Where we go, and don’t go, has a significant impact on our lives.

Reflect for a moment on how your attendance at a few key locations has shaped your own life. Whether or not the moment seemed significant at the time, looking back we can clearly see the gravity. This is further evidenced in the questions we often ask after a mistake: Why did I go there? Why didn’t I just go home?

The truth is, the places we choose to go, as much as the people we elect to spend our time with, have a profound impact on us. Places, like people, possess their own standards of conduct, positive and negative, that we subconsciously align to when present. This produces the positive effect of blending us into a variety of situations effectively, but is equally dangerous if we aren’t discerning about them. For unchecked, this same chameleon ability can lead us far from the person we ever intended to become.

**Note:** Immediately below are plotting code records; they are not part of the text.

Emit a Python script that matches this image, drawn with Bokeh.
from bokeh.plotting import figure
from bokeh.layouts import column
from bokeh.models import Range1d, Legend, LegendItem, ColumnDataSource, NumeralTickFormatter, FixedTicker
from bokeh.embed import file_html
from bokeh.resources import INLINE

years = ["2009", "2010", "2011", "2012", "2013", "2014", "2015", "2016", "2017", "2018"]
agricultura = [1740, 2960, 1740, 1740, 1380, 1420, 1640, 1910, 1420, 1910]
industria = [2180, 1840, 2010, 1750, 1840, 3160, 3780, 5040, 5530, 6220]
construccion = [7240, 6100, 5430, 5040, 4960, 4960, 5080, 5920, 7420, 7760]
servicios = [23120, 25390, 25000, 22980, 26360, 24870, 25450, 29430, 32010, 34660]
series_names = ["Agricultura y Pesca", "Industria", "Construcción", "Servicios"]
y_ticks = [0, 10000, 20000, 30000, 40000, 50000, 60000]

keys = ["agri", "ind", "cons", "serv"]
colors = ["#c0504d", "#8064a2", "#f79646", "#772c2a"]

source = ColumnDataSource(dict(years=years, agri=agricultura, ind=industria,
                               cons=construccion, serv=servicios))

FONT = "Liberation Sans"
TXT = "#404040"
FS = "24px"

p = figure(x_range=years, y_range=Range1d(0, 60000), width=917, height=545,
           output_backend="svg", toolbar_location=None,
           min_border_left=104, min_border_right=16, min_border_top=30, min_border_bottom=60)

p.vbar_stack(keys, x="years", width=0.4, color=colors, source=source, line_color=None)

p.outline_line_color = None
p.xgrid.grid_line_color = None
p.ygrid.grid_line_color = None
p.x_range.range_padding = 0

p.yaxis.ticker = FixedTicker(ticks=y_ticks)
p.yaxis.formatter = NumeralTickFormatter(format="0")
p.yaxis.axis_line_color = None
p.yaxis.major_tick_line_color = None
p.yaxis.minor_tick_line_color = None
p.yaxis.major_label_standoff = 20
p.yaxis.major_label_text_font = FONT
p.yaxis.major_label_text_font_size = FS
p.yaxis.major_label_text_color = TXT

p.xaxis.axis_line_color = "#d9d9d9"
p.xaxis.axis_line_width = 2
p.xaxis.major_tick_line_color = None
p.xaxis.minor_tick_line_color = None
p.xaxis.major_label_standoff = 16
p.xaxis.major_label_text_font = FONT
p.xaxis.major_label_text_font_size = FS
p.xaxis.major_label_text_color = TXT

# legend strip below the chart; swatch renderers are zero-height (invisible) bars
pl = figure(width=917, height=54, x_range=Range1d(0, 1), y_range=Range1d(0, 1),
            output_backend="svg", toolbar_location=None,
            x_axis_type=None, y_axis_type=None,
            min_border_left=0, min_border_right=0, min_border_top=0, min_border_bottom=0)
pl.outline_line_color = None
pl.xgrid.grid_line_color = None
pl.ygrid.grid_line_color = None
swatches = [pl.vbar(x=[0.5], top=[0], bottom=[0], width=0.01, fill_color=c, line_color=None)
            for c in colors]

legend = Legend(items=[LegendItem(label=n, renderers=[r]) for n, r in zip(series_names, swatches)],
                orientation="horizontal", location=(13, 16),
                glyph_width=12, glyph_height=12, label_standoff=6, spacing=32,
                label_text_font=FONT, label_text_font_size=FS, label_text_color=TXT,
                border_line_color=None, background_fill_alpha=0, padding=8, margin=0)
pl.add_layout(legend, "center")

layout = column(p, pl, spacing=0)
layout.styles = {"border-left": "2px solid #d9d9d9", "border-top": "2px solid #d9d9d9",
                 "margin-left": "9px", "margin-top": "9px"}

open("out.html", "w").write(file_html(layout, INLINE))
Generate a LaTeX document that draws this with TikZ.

How well God must like you— you don’t hang out at Sin Saloon,
you don’t slink along Dead-End Road,
you don’t go to Smart-Mouth College.
— Psalms 1:1

Even several millennia removed from the author of this Psalm, we can still readily bin the adverse locations we spend our time at into these categories. Such is the timeless nature of wisdom. And I’ll take it one step further and assert that we must be discerning about where we spend our time mentally and electronically in addition to physically. Virtual interactions produce tangible effects.

This isn’t to say we ought to keep our heads down and only transit between our homes, work, and church, keeping our phones hidden away. For Jesus traveled and interacted at many questionable locations, with many undesirable people. The difference is he did so actively and went into those situations with intention. In my own life I can attest that I often make said exceptions for personal gain and attempt to generate justification on the backend. I submit then our application is to remain vigilant, discerning, and active in where we choose to spend our time, understanding the effects, positive and negative, that will manifest in our lives.

How much better off might we be if this Psalm truly described us? Let us audit the locations, physical, mental, and electronic in which we spend our time this week with a critical eye, and ask if we are actively becoming the person we want to be, or just meandering.